• [EXERCISE DESCRIPTION]
Wherever the string "this" occurs in a line of these records, report that line.

Entries from a dataset:

-- Start --

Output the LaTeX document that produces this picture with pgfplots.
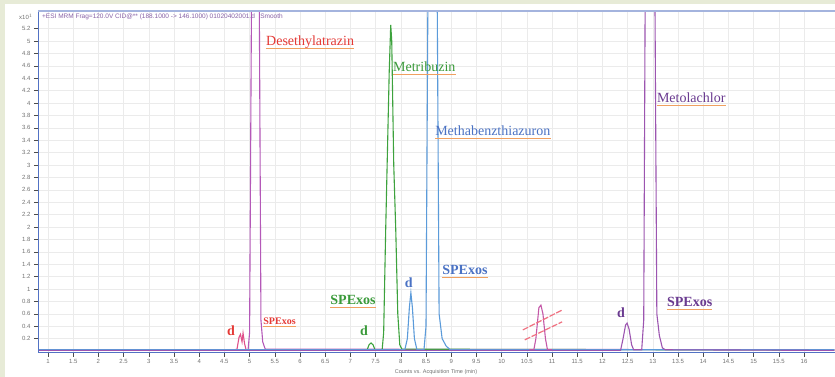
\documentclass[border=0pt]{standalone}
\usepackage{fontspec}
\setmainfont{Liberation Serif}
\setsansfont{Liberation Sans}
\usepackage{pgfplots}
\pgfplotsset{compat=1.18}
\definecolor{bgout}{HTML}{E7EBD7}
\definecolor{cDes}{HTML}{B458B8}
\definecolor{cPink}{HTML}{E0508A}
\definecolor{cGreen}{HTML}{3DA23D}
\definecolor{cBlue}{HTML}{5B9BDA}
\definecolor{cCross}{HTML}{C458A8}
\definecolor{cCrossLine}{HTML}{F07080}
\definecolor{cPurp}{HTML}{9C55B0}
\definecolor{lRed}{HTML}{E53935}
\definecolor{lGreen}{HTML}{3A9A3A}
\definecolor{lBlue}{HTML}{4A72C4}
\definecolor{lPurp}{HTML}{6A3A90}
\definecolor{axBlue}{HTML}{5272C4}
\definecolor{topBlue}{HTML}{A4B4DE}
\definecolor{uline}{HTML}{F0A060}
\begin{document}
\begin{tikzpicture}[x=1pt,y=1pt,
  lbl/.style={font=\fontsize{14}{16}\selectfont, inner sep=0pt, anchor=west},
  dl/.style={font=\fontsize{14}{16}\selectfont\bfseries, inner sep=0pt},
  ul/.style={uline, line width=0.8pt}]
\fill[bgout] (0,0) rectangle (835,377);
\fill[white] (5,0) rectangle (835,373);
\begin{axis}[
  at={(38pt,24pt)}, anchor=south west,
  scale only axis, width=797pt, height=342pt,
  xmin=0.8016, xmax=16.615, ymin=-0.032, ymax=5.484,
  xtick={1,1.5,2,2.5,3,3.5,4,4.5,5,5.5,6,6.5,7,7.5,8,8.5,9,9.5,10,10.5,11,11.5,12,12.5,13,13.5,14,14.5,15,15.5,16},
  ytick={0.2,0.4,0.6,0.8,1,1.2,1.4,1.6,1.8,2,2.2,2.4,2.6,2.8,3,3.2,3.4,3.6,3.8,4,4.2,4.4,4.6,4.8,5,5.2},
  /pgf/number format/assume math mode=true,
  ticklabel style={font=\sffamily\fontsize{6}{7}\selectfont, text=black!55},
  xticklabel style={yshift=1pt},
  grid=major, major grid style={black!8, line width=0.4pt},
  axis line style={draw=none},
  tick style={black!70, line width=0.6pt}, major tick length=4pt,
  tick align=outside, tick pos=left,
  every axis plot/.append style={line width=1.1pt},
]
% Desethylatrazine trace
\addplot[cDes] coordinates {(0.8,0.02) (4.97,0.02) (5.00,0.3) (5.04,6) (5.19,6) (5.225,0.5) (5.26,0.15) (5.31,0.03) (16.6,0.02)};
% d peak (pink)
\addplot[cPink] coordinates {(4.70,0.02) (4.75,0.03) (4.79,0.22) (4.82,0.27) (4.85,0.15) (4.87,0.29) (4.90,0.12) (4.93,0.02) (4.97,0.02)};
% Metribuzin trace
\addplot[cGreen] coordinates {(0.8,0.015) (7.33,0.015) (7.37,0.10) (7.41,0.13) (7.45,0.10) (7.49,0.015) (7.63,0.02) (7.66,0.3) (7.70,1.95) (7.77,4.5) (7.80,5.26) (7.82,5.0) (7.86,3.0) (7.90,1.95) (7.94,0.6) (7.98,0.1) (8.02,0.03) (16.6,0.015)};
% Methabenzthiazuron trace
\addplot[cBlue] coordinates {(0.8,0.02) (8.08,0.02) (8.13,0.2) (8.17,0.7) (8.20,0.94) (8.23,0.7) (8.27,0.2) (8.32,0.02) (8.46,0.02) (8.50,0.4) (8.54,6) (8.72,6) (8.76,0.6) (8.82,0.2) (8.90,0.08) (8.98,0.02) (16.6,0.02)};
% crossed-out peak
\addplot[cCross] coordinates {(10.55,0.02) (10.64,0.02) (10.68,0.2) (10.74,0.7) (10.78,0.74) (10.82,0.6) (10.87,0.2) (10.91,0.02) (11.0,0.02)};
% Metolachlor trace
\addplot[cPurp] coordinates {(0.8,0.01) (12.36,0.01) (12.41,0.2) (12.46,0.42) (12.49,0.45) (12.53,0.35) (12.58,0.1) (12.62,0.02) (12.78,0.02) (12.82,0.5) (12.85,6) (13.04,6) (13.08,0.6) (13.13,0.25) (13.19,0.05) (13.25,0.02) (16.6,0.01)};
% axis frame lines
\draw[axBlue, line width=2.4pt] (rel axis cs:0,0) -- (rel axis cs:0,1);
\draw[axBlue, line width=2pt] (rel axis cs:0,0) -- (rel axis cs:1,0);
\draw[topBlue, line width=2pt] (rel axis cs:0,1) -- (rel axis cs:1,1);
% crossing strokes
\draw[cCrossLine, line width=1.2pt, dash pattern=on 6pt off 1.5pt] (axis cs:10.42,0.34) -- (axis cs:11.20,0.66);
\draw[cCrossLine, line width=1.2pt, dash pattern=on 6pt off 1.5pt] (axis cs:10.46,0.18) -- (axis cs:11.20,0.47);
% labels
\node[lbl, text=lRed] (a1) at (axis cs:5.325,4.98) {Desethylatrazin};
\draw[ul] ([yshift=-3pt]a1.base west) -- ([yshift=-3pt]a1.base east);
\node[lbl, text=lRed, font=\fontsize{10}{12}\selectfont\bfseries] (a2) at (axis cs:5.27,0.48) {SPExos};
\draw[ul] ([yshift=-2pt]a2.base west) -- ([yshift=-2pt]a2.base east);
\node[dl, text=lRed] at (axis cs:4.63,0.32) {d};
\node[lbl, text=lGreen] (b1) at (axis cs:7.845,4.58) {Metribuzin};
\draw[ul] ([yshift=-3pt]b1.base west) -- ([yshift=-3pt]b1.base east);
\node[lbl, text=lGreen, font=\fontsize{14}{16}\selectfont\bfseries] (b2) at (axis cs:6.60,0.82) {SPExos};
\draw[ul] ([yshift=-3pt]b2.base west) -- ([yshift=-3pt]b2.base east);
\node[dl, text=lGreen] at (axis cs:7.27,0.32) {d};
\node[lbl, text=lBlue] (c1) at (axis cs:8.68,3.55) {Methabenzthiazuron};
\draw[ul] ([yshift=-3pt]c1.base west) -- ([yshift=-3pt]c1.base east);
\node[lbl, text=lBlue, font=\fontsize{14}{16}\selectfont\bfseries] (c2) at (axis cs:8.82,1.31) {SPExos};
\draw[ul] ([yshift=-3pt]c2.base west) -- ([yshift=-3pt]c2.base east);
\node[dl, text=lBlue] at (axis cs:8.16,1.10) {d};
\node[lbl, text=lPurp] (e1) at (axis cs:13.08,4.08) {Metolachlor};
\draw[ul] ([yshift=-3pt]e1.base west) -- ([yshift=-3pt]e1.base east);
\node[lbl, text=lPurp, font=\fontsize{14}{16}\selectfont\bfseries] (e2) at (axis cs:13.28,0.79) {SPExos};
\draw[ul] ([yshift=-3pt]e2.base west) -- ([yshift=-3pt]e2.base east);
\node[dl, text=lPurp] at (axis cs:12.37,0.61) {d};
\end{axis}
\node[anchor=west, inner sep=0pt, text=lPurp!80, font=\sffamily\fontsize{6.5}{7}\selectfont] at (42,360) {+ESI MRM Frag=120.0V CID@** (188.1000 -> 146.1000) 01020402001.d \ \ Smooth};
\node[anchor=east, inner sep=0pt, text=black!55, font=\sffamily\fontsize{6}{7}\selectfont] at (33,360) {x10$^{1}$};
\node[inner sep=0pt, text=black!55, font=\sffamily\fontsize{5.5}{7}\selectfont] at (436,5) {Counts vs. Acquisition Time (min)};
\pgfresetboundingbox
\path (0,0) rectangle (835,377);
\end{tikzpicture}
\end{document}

-- End --
-- Start --

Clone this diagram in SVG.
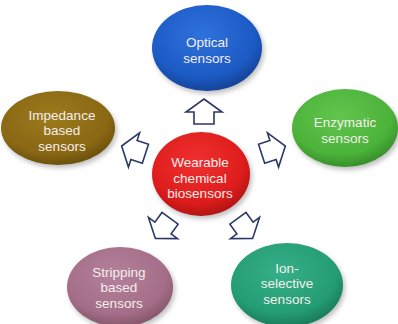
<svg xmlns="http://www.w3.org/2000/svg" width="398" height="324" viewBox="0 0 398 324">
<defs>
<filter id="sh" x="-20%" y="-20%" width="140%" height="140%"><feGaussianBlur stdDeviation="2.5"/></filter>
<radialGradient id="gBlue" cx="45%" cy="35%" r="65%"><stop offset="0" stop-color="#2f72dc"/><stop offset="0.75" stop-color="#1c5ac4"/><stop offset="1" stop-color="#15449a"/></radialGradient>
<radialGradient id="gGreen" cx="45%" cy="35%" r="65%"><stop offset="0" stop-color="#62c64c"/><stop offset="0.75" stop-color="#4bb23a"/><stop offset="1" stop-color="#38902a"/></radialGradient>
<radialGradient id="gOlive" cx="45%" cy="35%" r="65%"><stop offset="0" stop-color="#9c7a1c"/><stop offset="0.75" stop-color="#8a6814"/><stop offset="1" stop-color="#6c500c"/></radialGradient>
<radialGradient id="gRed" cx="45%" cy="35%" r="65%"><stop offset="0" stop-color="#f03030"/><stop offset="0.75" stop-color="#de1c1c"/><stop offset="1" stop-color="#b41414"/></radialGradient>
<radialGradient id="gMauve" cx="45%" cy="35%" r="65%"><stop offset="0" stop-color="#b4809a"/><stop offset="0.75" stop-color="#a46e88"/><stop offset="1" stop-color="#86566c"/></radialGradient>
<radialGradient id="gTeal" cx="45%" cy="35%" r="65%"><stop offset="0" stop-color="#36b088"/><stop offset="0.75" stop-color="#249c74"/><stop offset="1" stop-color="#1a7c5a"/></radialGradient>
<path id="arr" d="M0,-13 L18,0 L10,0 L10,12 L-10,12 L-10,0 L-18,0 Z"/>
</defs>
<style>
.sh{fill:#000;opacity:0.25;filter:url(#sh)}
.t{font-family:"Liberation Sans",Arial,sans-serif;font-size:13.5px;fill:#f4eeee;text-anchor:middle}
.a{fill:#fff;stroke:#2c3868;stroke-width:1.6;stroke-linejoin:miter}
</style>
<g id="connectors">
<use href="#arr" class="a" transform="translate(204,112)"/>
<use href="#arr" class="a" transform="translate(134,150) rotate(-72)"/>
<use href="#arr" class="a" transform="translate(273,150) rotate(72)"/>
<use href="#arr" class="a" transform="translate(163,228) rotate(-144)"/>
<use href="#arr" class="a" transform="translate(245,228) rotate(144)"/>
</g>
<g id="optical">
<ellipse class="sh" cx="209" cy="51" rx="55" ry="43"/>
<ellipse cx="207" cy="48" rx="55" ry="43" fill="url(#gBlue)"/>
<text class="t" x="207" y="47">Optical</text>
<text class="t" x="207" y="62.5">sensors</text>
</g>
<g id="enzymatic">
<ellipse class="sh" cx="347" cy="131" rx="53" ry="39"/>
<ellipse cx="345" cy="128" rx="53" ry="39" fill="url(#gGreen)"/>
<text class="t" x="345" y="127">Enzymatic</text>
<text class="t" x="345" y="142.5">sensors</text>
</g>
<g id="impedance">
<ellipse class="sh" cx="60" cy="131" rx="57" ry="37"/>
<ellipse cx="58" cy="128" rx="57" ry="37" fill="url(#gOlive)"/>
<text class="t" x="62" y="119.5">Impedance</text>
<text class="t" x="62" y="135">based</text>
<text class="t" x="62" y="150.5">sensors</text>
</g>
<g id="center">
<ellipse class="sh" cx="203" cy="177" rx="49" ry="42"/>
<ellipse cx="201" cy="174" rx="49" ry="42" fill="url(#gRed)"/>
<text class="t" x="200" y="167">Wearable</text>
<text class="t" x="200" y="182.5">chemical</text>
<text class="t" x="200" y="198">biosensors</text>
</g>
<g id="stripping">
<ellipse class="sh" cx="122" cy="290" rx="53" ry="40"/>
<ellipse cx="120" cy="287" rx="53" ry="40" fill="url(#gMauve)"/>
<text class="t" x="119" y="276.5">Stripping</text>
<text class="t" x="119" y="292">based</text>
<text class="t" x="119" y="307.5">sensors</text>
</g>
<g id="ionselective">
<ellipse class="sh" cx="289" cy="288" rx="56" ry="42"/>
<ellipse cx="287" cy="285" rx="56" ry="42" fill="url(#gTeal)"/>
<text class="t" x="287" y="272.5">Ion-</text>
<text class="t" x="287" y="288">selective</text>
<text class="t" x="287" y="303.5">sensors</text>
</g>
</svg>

-- End --
-- Start --

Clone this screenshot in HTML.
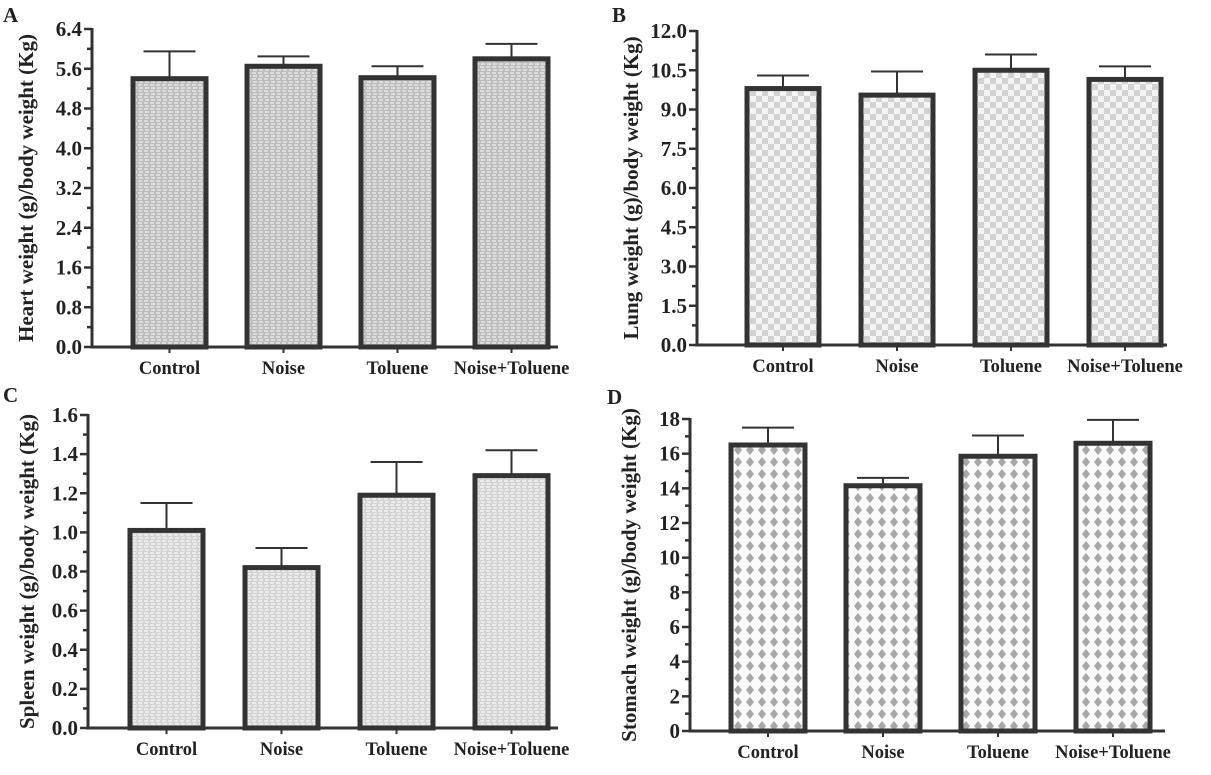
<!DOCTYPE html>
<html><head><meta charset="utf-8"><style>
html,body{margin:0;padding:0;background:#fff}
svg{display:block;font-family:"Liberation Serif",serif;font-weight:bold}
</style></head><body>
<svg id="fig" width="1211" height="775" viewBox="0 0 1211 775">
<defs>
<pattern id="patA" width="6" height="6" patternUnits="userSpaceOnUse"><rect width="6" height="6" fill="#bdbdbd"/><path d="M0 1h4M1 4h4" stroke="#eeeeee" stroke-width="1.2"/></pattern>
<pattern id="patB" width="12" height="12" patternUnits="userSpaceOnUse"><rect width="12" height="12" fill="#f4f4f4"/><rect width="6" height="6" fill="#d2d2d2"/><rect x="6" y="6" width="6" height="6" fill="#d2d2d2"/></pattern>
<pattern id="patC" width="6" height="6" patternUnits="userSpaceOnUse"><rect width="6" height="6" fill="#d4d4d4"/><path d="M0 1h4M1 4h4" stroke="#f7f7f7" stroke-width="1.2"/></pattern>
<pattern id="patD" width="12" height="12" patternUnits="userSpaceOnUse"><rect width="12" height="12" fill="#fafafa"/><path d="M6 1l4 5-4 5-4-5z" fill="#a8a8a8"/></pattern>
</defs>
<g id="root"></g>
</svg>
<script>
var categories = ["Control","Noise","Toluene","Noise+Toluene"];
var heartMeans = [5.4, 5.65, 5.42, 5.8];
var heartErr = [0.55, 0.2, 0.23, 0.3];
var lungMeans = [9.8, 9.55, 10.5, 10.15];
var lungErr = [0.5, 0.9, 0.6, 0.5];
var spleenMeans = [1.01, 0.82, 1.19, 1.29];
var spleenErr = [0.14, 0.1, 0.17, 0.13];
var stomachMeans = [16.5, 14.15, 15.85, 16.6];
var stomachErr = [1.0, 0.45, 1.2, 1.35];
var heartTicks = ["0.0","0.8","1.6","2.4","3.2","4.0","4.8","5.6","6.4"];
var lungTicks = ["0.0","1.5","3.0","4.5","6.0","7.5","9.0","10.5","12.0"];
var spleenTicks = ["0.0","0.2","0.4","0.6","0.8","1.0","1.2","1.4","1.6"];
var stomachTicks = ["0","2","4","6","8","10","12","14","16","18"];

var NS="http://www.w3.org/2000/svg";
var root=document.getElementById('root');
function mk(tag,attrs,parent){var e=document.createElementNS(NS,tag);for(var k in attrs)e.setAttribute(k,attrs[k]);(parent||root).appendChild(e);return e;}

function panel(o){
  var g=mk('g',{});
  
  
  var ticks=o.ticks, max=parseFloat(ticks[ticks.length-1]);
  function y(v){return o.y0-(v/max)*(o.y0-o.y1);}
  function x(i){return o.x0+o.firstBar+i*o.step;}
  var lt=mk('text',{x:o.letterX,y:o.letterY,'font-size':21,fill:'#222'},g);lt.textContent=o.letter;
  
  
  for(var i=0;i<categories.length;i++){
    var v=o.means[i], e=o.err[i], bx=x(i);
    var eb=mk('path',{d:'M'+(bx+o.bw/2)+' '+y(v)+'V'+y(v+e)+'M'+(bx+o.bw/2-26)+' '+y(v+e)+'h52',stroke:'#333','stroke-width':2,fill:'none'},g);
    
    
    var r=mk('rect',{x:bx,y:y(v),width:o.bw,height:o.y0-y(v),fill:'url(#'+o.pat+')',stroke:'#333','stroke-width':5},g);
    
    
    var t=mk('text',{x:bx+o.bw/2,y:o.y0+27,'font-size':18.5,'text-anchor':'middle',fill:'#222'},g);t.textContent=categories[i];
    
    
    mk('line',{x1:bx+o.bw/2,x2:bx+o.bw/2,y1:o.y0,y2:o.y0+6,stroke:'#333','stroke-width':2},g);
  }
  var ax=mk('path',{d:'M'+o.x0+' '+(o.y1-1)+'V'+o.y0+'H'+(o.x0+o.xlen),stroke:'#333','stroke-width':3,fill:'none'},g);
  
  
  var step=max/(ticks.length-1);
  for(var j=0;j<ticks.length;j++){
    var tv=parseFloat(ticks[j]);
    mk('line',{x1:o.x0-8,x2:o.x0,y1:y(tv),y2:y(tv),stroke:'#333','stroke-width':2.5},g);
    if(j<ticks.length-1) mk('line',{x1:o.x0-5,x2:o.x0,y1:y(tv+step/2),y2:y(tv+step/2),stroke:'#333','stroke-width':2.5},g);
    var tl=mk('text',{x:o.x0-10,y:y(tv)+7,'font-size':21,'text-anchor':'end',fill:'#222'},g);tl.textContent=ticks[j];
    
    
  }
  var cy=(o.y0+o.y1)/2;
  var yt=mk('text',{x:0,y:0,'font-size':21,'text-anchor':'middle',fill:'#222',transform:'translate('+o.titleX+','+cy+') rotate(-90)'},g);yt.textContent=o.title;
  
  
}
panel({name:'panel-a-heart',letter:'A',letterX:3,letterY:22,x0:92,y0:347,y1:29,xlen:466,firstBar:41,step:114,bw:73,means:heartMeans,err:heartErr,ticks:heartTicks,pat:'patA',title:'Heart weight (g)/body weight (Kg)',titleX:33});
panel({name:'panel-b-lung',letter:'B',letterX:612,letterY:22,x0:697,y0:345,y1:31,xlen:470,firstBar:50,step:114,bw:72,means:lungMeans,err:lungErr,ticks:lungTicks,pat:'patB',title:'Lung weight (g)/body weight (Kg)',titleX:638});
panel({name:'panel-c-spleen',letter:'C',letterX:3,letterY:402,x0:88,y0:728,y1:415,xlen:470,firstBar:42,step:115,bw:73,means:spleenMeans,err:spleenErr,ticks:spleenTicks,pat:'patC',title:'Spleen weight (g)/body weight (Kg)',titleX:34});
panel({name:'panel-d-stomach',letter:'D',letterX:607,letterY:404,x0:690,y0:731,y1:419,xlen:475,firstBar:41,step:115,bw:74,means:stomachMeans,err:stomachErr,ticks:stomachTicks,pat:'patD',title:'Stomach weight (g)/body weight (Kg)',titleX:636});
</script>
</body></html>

-- End --

• [EXERCISE SOLUTION]
Output the LaTeX document that produces this picture with pgfplots.
Clone this diagram in SVG.
Clone this screenshot in HTML.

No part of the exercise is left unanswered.